Many are still not content with the recent change, however. There is outrage that the male gay community (to whom the rule almost exclusively applies) is being treated as some single entity, rather than a group of individuals, the riskiness of whose sexual practices is varied and diverse. While it’s obvious that those who have, say, had unprotected anal sex within the past year ought to be deferred (the same is apparently not true of those who have had unprotected heterosexual sex, since the incidence of infection is considerably higher amongst MSM), it seems puzzling, and potentially prejudiced, to prevent a man in a long term monogamous homosexual relationship, who practises only safe sex with his partner, from donating blood.

Ultimately, it comes down to whether you believe the evidence. SaBTO, the advisory committee on the safety of blood, tissues and organs, maintains that sexual accidents, indiscretions, and non-compliance from donors, all of which transcend sexual orientation, are enough to require a blanket year-long deferral on blood donation from men who have had sex with men. Since the rate of infection amongst MSM is so much higher than amongst non-MSM, so the argument goes, every broken condom, every unfaithful boyfriend, and every blood donor that lies about his eligibility to donate, counts for that much more amongst MSM — so much so as to make a generalised rule necessary.

If this is not the case, several things follow. Firstly, it would mean that the lifetime ban that has been in force until now was ill-conceived, and not just because of technological advances. If the riskiness of MSM donation isn’t high enough to warrant a blanket year-long deferral, then, for as long as that same group has been of a similar risk level, the lifetime ban has been unnecessary: a man practising safe sex is only excluded for one year because of the possibility that he has an infection that he doesn’t know about (or is lying about his last sexual encounter). While the same possibility exists for non-MSM, the risk is deemed too high amongst MSM donors. If this is in fact not true, then MSM practising safe sex should have been eligible for donation even when tests were not as thorough — the inherent risk associated with MSM would not have been great enough to necessitate their being prevented from donating, just as the risk of a heterosexual man contracting a virus is not great enough to require his exclusion.

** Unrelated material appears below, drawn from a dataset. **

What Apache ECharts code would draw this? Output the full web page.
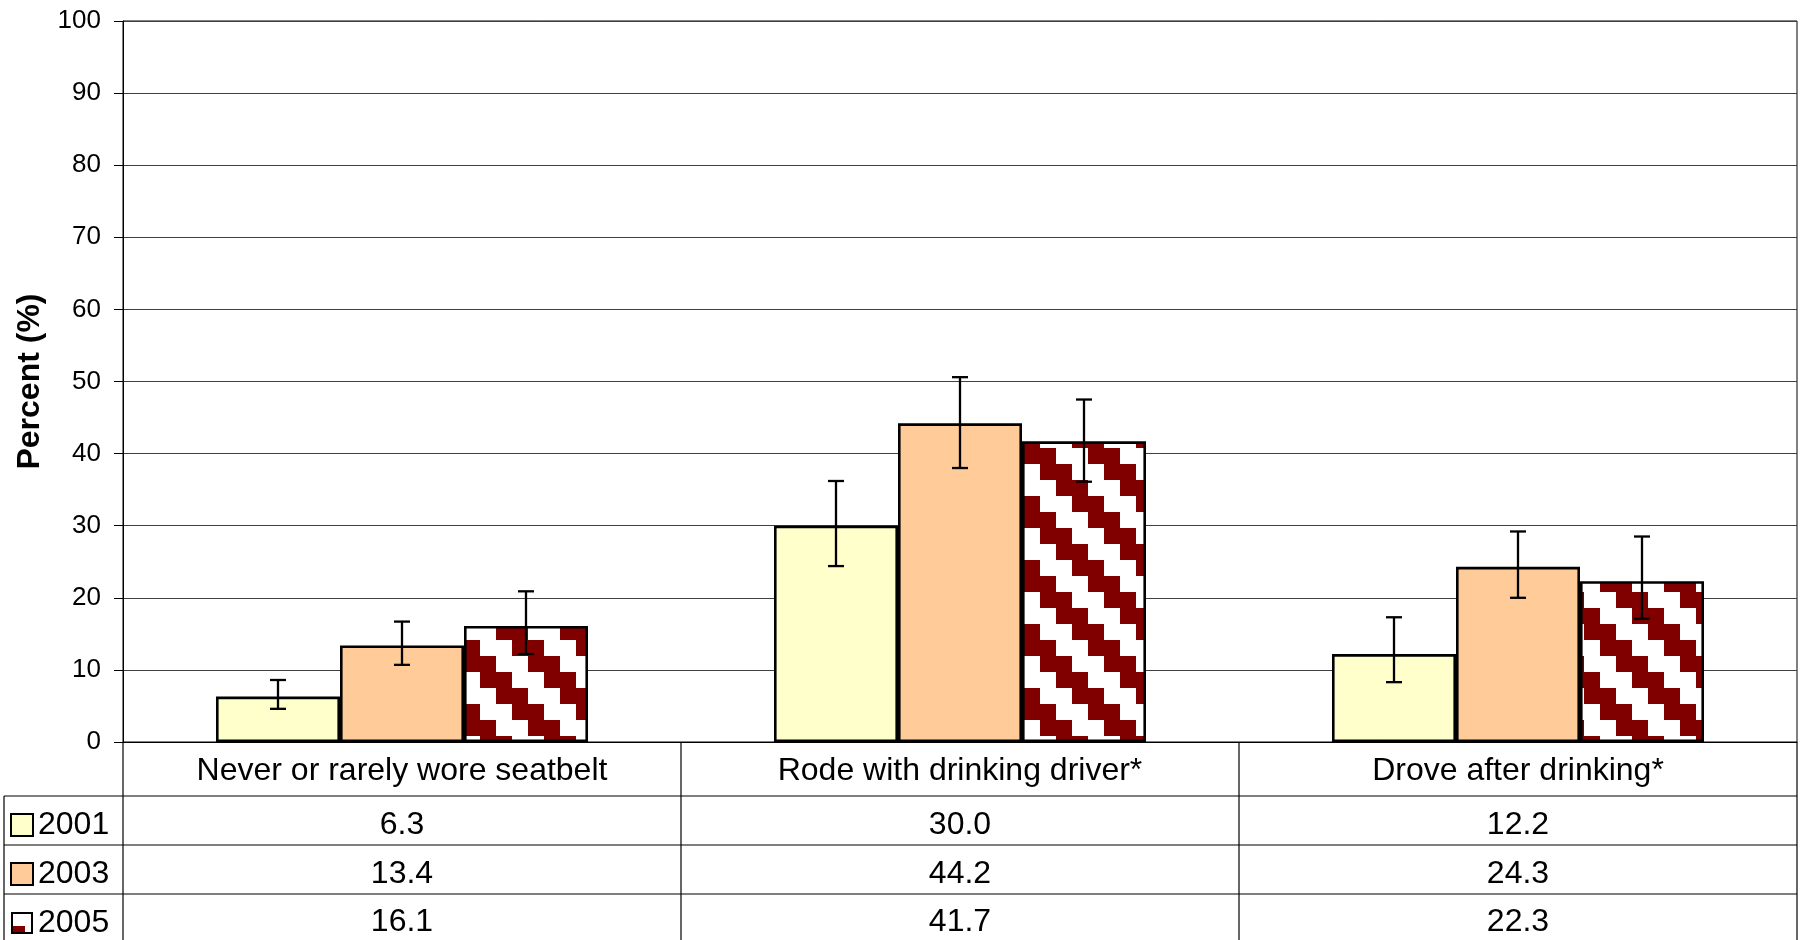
<!DOCTYPE html>
<html>
<head>
<meta charset="utf-8">
<script src="https://cdn.jsdelivr.net/npm/echarts@6/dist/echarts.min.js"></script>
<style>
html,body{margin:0;padding:0;background:#fff;}
#chart{width:1803px;height:940px;}
</style>
</head>
<body>
<div id="chart"></div>
<script>
// ---- data ----
const categories = ['Never or rarely wore seatbelt', 'Rode with drinking driver*', 'Drove after drinking*'];
const years = ['2001', '2003', '2005'];
const values2001 = [6.3, 30.0, 12.2];
const values2003 = [13.4, 44.2, 24.3];
const values2005 = [16.1, 41.7, 22.3];
const low2001 = [4.6, 24.4, 8.3];
const high2001 = [8.6, 36.2, 17.3];
const low2003 = [10.7, 38.0, 20.0];
const high2003 = [16.7, 50.6, 29.2];
const low2005 = [12.2, 36.1, 17.1];
const high2005 = [20.9, 47.5, 28.5];
const yTicks = [0, 10, 20, 30, 40, 50, 60, 70, 80, 90, 100];

const seriesValues = [values2001, values2003, values2005];
const seriesLow = [low2001, low2003, low2005];
const seriesHigh = [high2001, high2003, high2005];

// ---- styles ----
const FONT = 'Liberation Sans, Arial, sans-serif';
const colors = ['#FFFFCC', '#FFCC99'];

function makePattern() {
  const c = document.createElement('canvas');
  c.width = 64; c.height = 64;
  const g = c.getContext('2d');
  g.fillStyle = '#ffffff'; g.fillRect(0, 0, 64, 64);
  g.fillStyle = '#800000';
  for (let r = 0; r < 4; r++) {
    for (let k = -1; k <= 1; k++) {
      g.fillRect(16 * r + 64 * k, 16 * r, 32, 16);
    }
  }
  return c;
}
function makeLegendIcon() {
  const c = document.createElement('canvas');
  c.width = 22; c.height = 22;
  const g = c.getContext('2d');
  g.fillStyle = '#ffffff'; g.fillRect(0, 0, 22, 22);
  g.fillStyle = '#800000'; g.fillRect(2, 14, 12, 6);
  g.strokeStyle = '#000'; g.lineWidth = 2; g.strokeRect(1, 1, 20, 20);
  return c.toDataURL();
}
const pattern = { image: makePattern(), repeat: 'repeat' };
const fills = [colors[0], colors[1], pattern];

// ---- layout ----
const W = 1803, H = 940;
const GL = 123, GR = 1797, GT = 21, GB = 742;
const rowLines = [796, 845, 894];
const LEGL = 4;
const catLabelY = 771;
const rowTextY = [825, 874, 922];
const TFS = 32;

const chart = echarts.init(document.getElementById('chart'), null, { renderer: 'canvas' });

const xAxes = [{
  type: 'category', data: categories, gridIndex: 0, position: 'bottom',
  axisLine: { show: true, lineStyle: { color: '#000', width: 1 } },
  axisTick: { show: false },
  axisLabel: { show: false },
  offset: 0
}];
xAxes.push({
  type: 'category', data: categories, gridIndex: 0, position: 'bottom', offset: catLabelY - GB,
  axisLine: { show: false }, axisTick: { show: false }, splitLine: { show: false },
  axisLabel: { show: true, margin: 0, verticalAlign: 'middle', fontFamily: FONT, fontSize: TFS, color: '#000', interval: 0 }
});
seriesValues.forEach((vals, i) => {
  xAxes.push({
    type: 'category', data: categories, gridIndex: 0, position: 'bottom', offset: rowTextY[i] - GB,
    axisLine: { show: false }, axisTick: { show: false }, splitLine: { show: false },
    axisLabel: {
      show: true, margin: 0, verticalAlign: 'middle', fontFamily: FONT, fontSize: TFS, color: '#000', interval: 0,
      formatter: (v, idx) => vals[idx].toFixed(1)
    }
  });
});

const series = [];
years.forEach((y, i) => {
  series.push({
    name: y, type: 'bar', xAxisIndex: 0, yAxisIndex: 0,
    data: seriesValues[i],
    barGap: '0%', barCategoryGap: '33.33%',
    itemStyle: { color: fills[i], borderColor: '#000', borderWidth: 2.6 },
    emphasis: { disabled: true },
    z: 2
  });
});
years.forEach((y, i) => {
  const data = categories.map((c, j) => [j, seriesLow[i][j], seriesHigh[i][j]]);
  series.push({
    type: 'custom', xAxisIndex: 0, yAxisIndex: 0, z: 5, silent: true,
    encode: { x: 0, y: [1, 2] },
    data: data,
    renderItem: function (params, api) {
      const xc0 = api.coord([api.value(0), 0])[0];
      const band = api.size([1, 0])[0];
      const bw = band * (2 / 3) / 3;
      const xc = xc0 + (i - 1) * bw;
      const yl = api.coord([api.value(0), api.value(1)])[1];
      const yh = api.coord([api.value(0), api.value(2)])[1];
      const cap = 8;
      const st = { stroke: '#000', lineWidth: 2.3 };
      return {
        type: 'group',
        children: [
          { type: 'line', shape: { x1: xc, y1: yl, x2: xc, y2: yh }, style: st },
          { type: 'line', shape: { x1: xc - cap, y1: yl, x2: xc + cap, y2: yl }, style: st },
          { type: 'line', shape: { x1: xc - cap, y1: yh, x2: xc + cap, y2: yh }, style: st }
        ]
      };
    }
  });
});

// table lines
const graphics = [];
const lineStyle = { stroke: '#000', lineWidth: 1.2 };
rowLines.forEach(y => {
  graphics.push({ type: 'line', shape: { x1: LEGL, y1: y, x2: GR, y2: y }, style: lineStyle, silent: true });
});
graphics.push({ type: 'line', shape: { x1: LEGL, y1: rowLines[0], x2: LEGL, y2: H }, style: lineStyle, silent: true });
for (let i = 0; i <= categories.length; i++) {
  const x = GL + i * (GR - GL) / categories.length;
  graphics.push({ type: 'line', shape: { x1: x, y1: GB, x2: x, y2: H }, style: lineStyle, silent: true });
}

chart.setOption({
  animation: false,
  backgroundColor: '#fff',
  grid: { left: GL, right: W - GR, top: GT, bottom: H - GB, show: true, borderColor: '#000', borderWidth: 1, backgroundColor: 'transparent' },
  legend: {
    orient: 'vertical', left: 10, top: rowTextY[0] - 16, padding: 0,
    itemWidth: 22, itemHeight: 22, itemGap: 17,
    selectedMode: false,
    textStyle: { fontFamily: FONT, fontSize: TFS, color: '#000', lineHeight: 32, padding: [0, 0, 0, 0] },
    data: [
      { name: '2001', icon: 'rect', itemStyle: { borderColor: '#000', borderWidth: 2 } },
      { name: '2003', icon: 'rect', itemStyle: { borderColor: '#000', borderWidth: 2 } },
      { name: '2005', icon: 'image://' + makeLegendIcon() }
    ]
  },
  xAxis: xAxes,
  yAxis: {
    type: 'value', min: yTicks[0], max: yTicks[yTicks.length - 1], interval: 10,
    name: 'Percent (%)', nameLocation: 'middle', nameGap: 77,
    nameTextStyle: { fontFamily: FONT, fontSize: 32, fontWeight: 'bold', color: '#000' },
    axisLine: { show: true, lineStyle: { color: '#000', width: 1 } },
    axisTick: { show: true, inside: false, length: 9, lineStyle: { color: '#000', width: 1 } },
    axisLabel: { margin: 22, fontFamily: FONT, fontSize: 26, color: '#000' },
    splitLine: { show: true, lineStyle: { color: '#404040', width: 1.2 } }
  },
  series: series,
  graphic: graphics
});
</script>
</body>
</html>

If the risk does not exist, there should be no hesitation in scrapping a rule which simultaneously retards the progress of gay rights, while doing nothing to make the blood supply safer. But the government’s priority lies in ensuring safe blood stocks. Any future decision to further alter the existing regulations should be based on evidence indicating that there will be no greater risk to patients receiving blood — and on nothing else.